Светлый фон

Работа шла, пока в коренном, основном вопросе русской жизни не был, наконец, сломлен двигатель, двигатель правительственной работы. Я говорю об основном русском начале нашей внутренней политики. Я знаю, господа, что вы думаете об этом иначе, что вы в ином видите осуществление русских идеалов. Но именно разногласие с правительственной внутренней национальной политикой, которая получает одобрение и указание не в собственном, не в своём вдохновении, составляет событие не каждодневное, тем более что эта политика не узконационалистическая, не партийная, основанная на общем чувстве людей самых разнообразных политических убеждений, но однородно понимающих прошлое и будущее России. Вы сказали своё мнение, должны были его сказать откровенно, но признание правоты вашей точки зрения в вопросе о западном земстве, о национальных куриях означало не только отклонение очередного законопроекта, а знаменовало крушение целого мира понятий.

Я не знаю, ясно ли я выражаю свою мысль. Я не хочу говорить о существе отвергнутого законопроекта. Я не говорю о существе нашего разномыслия, я говорю только о последствиях вашего вотума. Я всегда откровенно заявлял, что считаю польскую культуру ценным вкладом в общую сокровищницу совершенствований человечества. Но я знаю, что эта культура на Западе веками вела борьбу с другой культурой, более мне близкой, более мне дорогой – с культурой русской. Я знаю, что конец мечты о западном земстве – это печальный звон об отказе С.-Петербурга в опасную минуту от поддержки тех, кто преемственно стоял и стоит за сохранение Западной России русской. Я знаю, что весть об этом оглушила многих и многих, всех тех, в ком вселилась уверенность, что это дело пройдёт после того, как оно собрало большинство в Государственной думе и в Комиссии Государственного совета, после того как мысль о нём взята под Высокую защиту.

Я знаю больше, господа, я знаю, что ваша возобладавшая мысль и мнение правительства в этом вопросе – это два мира, два различных понимания государства и государственности. Для обширного края это может быть поворот в его исторической судьбе, для России – это, быть может, предрешение её национального будущего. Закон – показатель, закон – носитель, быть может, ложных, с вашей точки зрения, ошибочных русских надежд и русских преданий – был похоронен навсегда, и здесь, в Государственном совете, на него надвинута была тяжёлая могильная плита.
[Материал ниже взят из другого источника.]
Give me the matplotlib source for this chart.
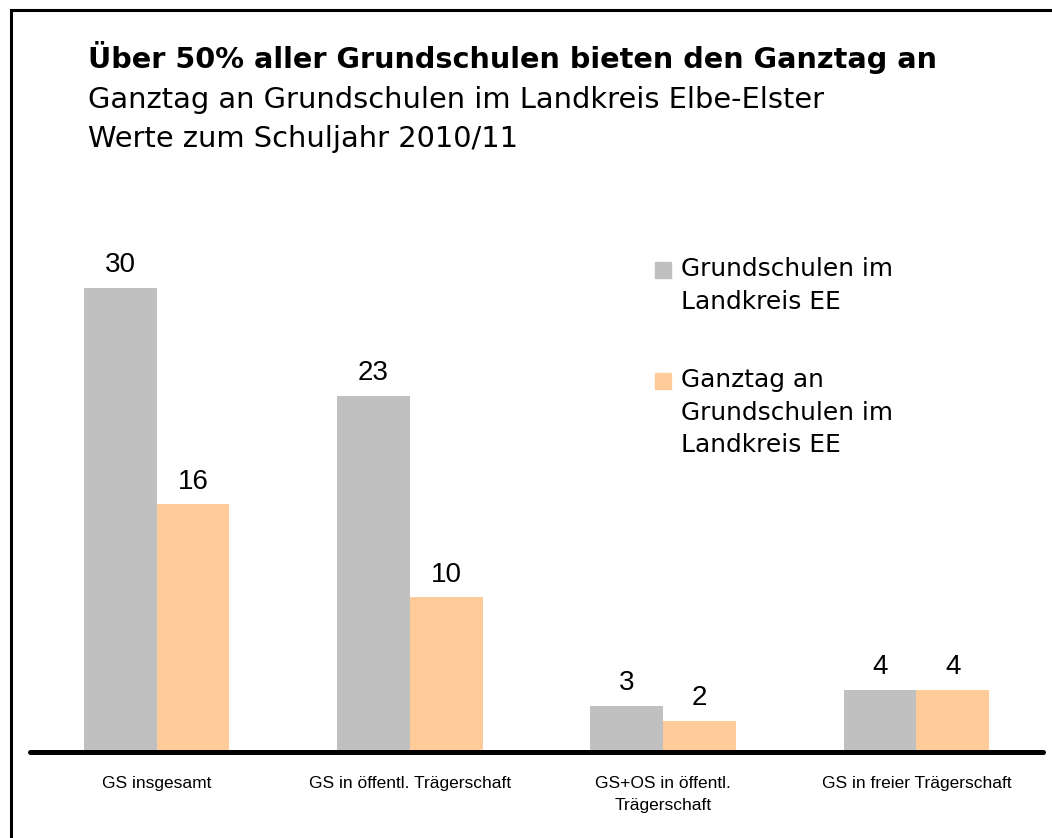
import matplotlib
matplotlib.use("Agg")
import matplotlib.pyplot as plt
from matplotlib.lines import Line2D
from matplotlib.patches import Rectangle
import numpy as np

categories = ["GS insgesamt", "GS in öffentl. Trägerschaft",
              "GS+OS in öffentl.\nTrägerschaft", "GS in freier Trägerschaft"]
series_names = ["Grundschulen im\nLandkreis EE", "Ganztag an\nGrundschulen im\nLandkreis EE"]
grundschulen = [30, 23, 3, 4]
ganztag = [16, 10, 2, 4]
colors = ["#C0C0C0", "#FFCC99"]

W, H = 1052, 838
fig = plt.figure(figsize=(W / 100, H / 100), dpi=100)

def fx(px):
    return px / W

def fy(py):
    return 1 - py / H

ax = fig.add_axes([fx(30), fy(752), fx(1043) - fx(30), fy(195) - fy(752)])
x = np.arange(len(categories))
w = 0.287
b1 = ax.bar(x - w / 2, grundschulen, w, color=colors[0], zorder=2)
b2 = ax.bar(x + w / 2, ganztag, w, color=colors[1], zorder=2)
for bars in (b1, b2):
    ax.bar_label(bars, padding=7, fontsize=20, family="Liberation Sans")

ax.set_xlim(-0.5, len(categories) - 0.5)
ax.set_ylim(0, 36)
ax.set_xticks(x)
ax.set_xticklabels(categories, fontsize=12.5, family="Liberation Sans", va="top",
                   linespacing=1.65)
ax.tick_params(axis="x", length=0, pad=17)
ax.set_yticks([])
for s in ("left", "right", "top"):
    ax.spines[s].set_visible(False)
ax.spines["bottom"].set_linewidth(3.6)
ax.spines["bottom"].set_capstyle("round")
ax.spines["bottom"].set_zorder(3)

# titles
fig.text(fx(88), fy(58), "Über 50% aller Grundschulen bieten den Ganztag an",
         fontsize=20.7, fontweight="bold", family="DejaVu Sans", va="center", ha="left")
fig.text(fx(88), fy(100), "Ganztag an Grundschulen im Landkreis Elbe-Elster",
         fontsize=20.8, family="DejaVu Sans", va="center", ha="left")
fig.text(fx(88), fy(139), "Werte zum Schuljahr 2010/11",
         fontsize=20.8, family="DejaVu Sans", va="center", ha="left")

# legend
leg_y = [262, 373]
for name, col, yy in zip(series_names, colors, leg_y):
    fig.patches.append(Rectangle((fx(655), fy(yy + 16)), fx(16), fy(yy) - fy(yy + 16),
                                 transform=fig.transFigure, color=col))
    fig.text(fx(681), fy(yy - 5), name, fontsize=17.9, family="DejaVu Sans",
             va="top", ha="left", linespacing=1.45)

# frame (top and left edges)
fig.add_artist(Line2D([fx(10.5), 1], [fy(10.5), fy(10.5)], color="black", lw=2.2,
                      transform=fig.transFigure))
fig.add_artist(Line2D([fx(10.5), fx(10.5)], [0, fy(10.5)], color="black", lw=2.2,
                      transform=fig.transFigure))

fig.savefig("out.png", dpi=100)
Мысль правительства, идеалы правительства были надломлены. Больше бороться было незачем. Рассчитывать на инициативу Государственной думы – иллюзия! Ведь в ваших глазах это были бы слова, пустое заклинание, которому не воскресить мёртвого законопроекта. Ведь надо не уважать Государственный совет, чтобы думать, что он без особо высоких побуждений через каждые два-три месяца будет менять своё мнение, своё решение. Таким образом, силою вещей постепенно, незаметно Россия была подведена к поворотному пункту в её внутренней национальной политике. Обыденное это явление или обстоятельство чрезвычайное – каждый, конечно, решит по своему внутреннему убеждению. Но разрешить этот вопрос для России призваны, господа, не вы и не мы! Колебаниям был положен конец, и закон был проведён в порядке статьи 87. Обнародованный в этом порядке закон был опубликован Правительствующим сенатом, который один по статье 2 своего Учреждения мог признать его издание нарушающим наши Основные законы.